June wedding at Amor Boutique Hotel, ocean visible

These are my favorite months to plan, and I rarely say that out loud because most couples haven't considered them. The dry season is still holding. The crowds have thinned dramatically. Hotel availability opens. The light shifts — slightly hazier, warmer, a little more golden in the afternoons.


May weddings have a particular kind of intimacy. The town feels like it belongs to you and the people you brought. Vendors have more space to give attention to the details. Prices on accommodations soften without anything about the experience softening with them.


The trade-off: temperatures rise. By late June you'll feel the humidity beginning. For an outdoor ceremony at 5 p.m., this is still completely manageable — and the photographs you'll get in that light are worth the small adjustment.


July to October: Green Season, and What Most People Get Wrong About It


Sayulita's rainy season has a reputation that doesn't quite match what actually happens here. We get rain — usually in short, dramatic bursts in the late afternoon or overnight. Mornings are often clear. The hills behind the town turn an almost shocking green. The Pacific takes on a deeper color.


I've planned ceremonies in August that no guest would have guessed happened in green season. I've also had years where September brought a storm that asked us to move plans by an hour. Both are part of the same season.


If you're considering these months, the conversation isn't whether it might rain. It's whether you're working with someone who plans for it as a matter of course — a covered backup, a flexible timeline, an honest read of the sky on the day. With the right preparation, green season weddings can feel like the most alive version of Sayulita. Without it, the surprises feel like surprises.


What October Specifically Does


Green hills of Sayulita during August rainy season, dramatic clouds over Pacific

October sits in its own category. The rains are finishing. The landscape is at its greenest. The high season hasn't started yet, so the town is still soft. By the second half of the month, the weather is mostly settled and the light is beginning to take on its dry-season clarity.


A lot of my favorite weddings have happened in October. It's a date that rewards couples who do their research.


A Note on Holidays


A practical thing to know upfront: weddings at Amor Boutique Hotel are not available during Christmas week, New Year's, or Easter Week (Semana Santa). The hotel reserves those weeks for vacation guests, and we don't book ceremonies on those dates.


I mention this early because couples occasionally arrive at a date they love before realizing it falls inside one of these windows. The week immediately before or after each of these holidays is open, gives you nearly identical weather, and lets your guests travel without competing with peak holiday flight prices and full flights out of major US hubs.

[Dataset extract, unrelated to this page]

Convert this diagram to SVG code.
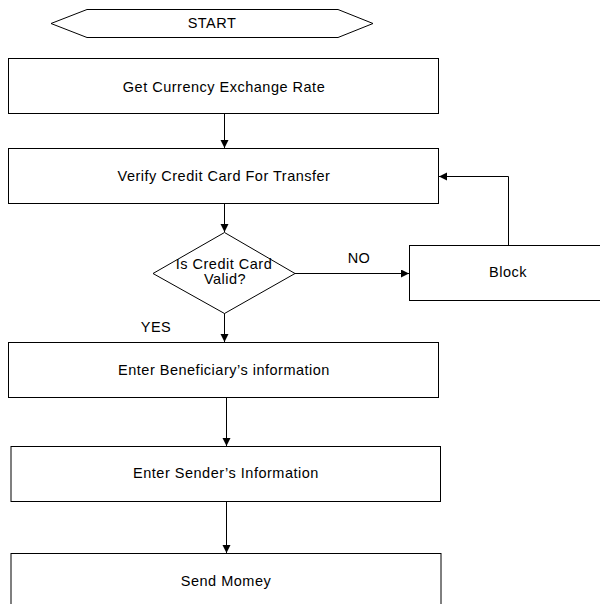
<svg xmlns="http://www.w3.org/2000/svg" width="600" height="604" viewBox="0 0 600 604">
<style>
.shape{fill:#fff;stroke:#000;stroke-width:1}
.lbl{font-family:"Liberation Sans",Arial,sans-serif;font-size:14.5px;letter-spacing:0.5px;fill:#000;text-anchor:middle}
.conn{fill:none;stroke:#000;stroke-width:1}
</style>
<defs>
<marker id="arr" markerUnits="userSpaceOnUse" markerWidth="10" markerHeight="10" refX="8" refY="4" orient="auto">
<path d="M0,0 L8,4 L0,8 Z" fill="#000"/>
</marker>
</defs>
<rect width="600" height="604" fill="#fff"/>
<g id="connectors">
<path class="conn" d="M224.5 113 V148" marker-end="url(#arr)"/>
<path class="conn" d="M224.5 203 V232" marker-end="url(#arr)"/>
<path class="conn" d="M295 273.5 H409" marker-end="url(#arr)"/>
<path class="conn" d="M508.5 245 V176.5 H439" marker-end="url(#arr)"/>
<path class="conn" d="M224.5 313 V342" marker-end="url(#arr)"/>
<path class="conn" d="M226.5 397 V446" marker-end="url(#arr)"/>
<path class="conn" d="M226.5 501 V553" marker-end="url(#arr)"/>
<text class="lbl" x="359" y="263">NO</text>
<text class="lbl" x="156" y="332">YES</text>
</g>
<g id="start">
<polygon class="shape" points="51,23.5 87,9.5 338,9.5 373,23.5 338,37.5 87,37.5"/>
<text class="lbl" x="212" y="28">START</text>
</g>
<g id="get-rate">
<rect class="shape" x="8.5" y="58.5" width="430" height="55"/>
<text class="lbl" x="224" y="92">Get Currency Exchange Rate</text>
</g>
<g id="verify">
<rect class="shape" x="8.5" y="148.5" width="430" height="55"/>
<text class="lbl" x="224" y="181">Verify Credit Card For Transfer</text>
</g>
<g id="valid">
<polygon class="shape" points="224.5,232.5 295,273.5 224.5,313.5 153,273.5"/>
<text class="lbl" x="224" y="269">Is Credit Card</text>
<text class="lbl" x="225" y="284">Valid?</text>
</g>
<g id="block">
<rect class="shape" x="409.5" y="245.5" width="200" height="55"/>
<text class="lbl" x="508" y="277">Block</text>
</g>
<g id="beneficiary">
<rect class="shape" x="8.5" y="342.5" width="430" height="55"/>
<text class="lbl" x="224" y="375">Enter Beneficiary’s information</text>
</g>
<g id="sender">
<rect class="shape" x="11" y="446.5" width="429.5" height="55"/>
<text class="lbl" x="226" y="478">Enter Sender’s Information</text>
</g>
<g id="send">
<rect class="shape" x="11" y="553.5" width="430" height="70"/>
<text class="lbl" x="226" y="586">Send Momey</text>
</g>
</svg>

If you've been picturing a New Year's Eve wedding or a Christmas-week celebration, this is the moment to know that Sayulita — at this venue — isn't the place for it. Plenty of other beautiful dates are.

The best month is the one where the version of Sayulita you find matches the version of your wedding you've been picturing.

So When Should You Actually Plan It?


If you want the postcard — book between late November and early April. If you want softer light and fewer crowds — May, June, or late October. If you want the green, dramatic Sayulita that fewer people know — July through September, with the right planner.


After 20 years of doing this, I've stopped believing there's one perfect month. There's only the month that fits the couple — within the dates the venue can hold for you. We talk through this in our first conversation: your guest list, what your guests are used to, what you're hoping the photographs look like, what kind of evening you want after the ceremony ends. The date usually finds itself from there.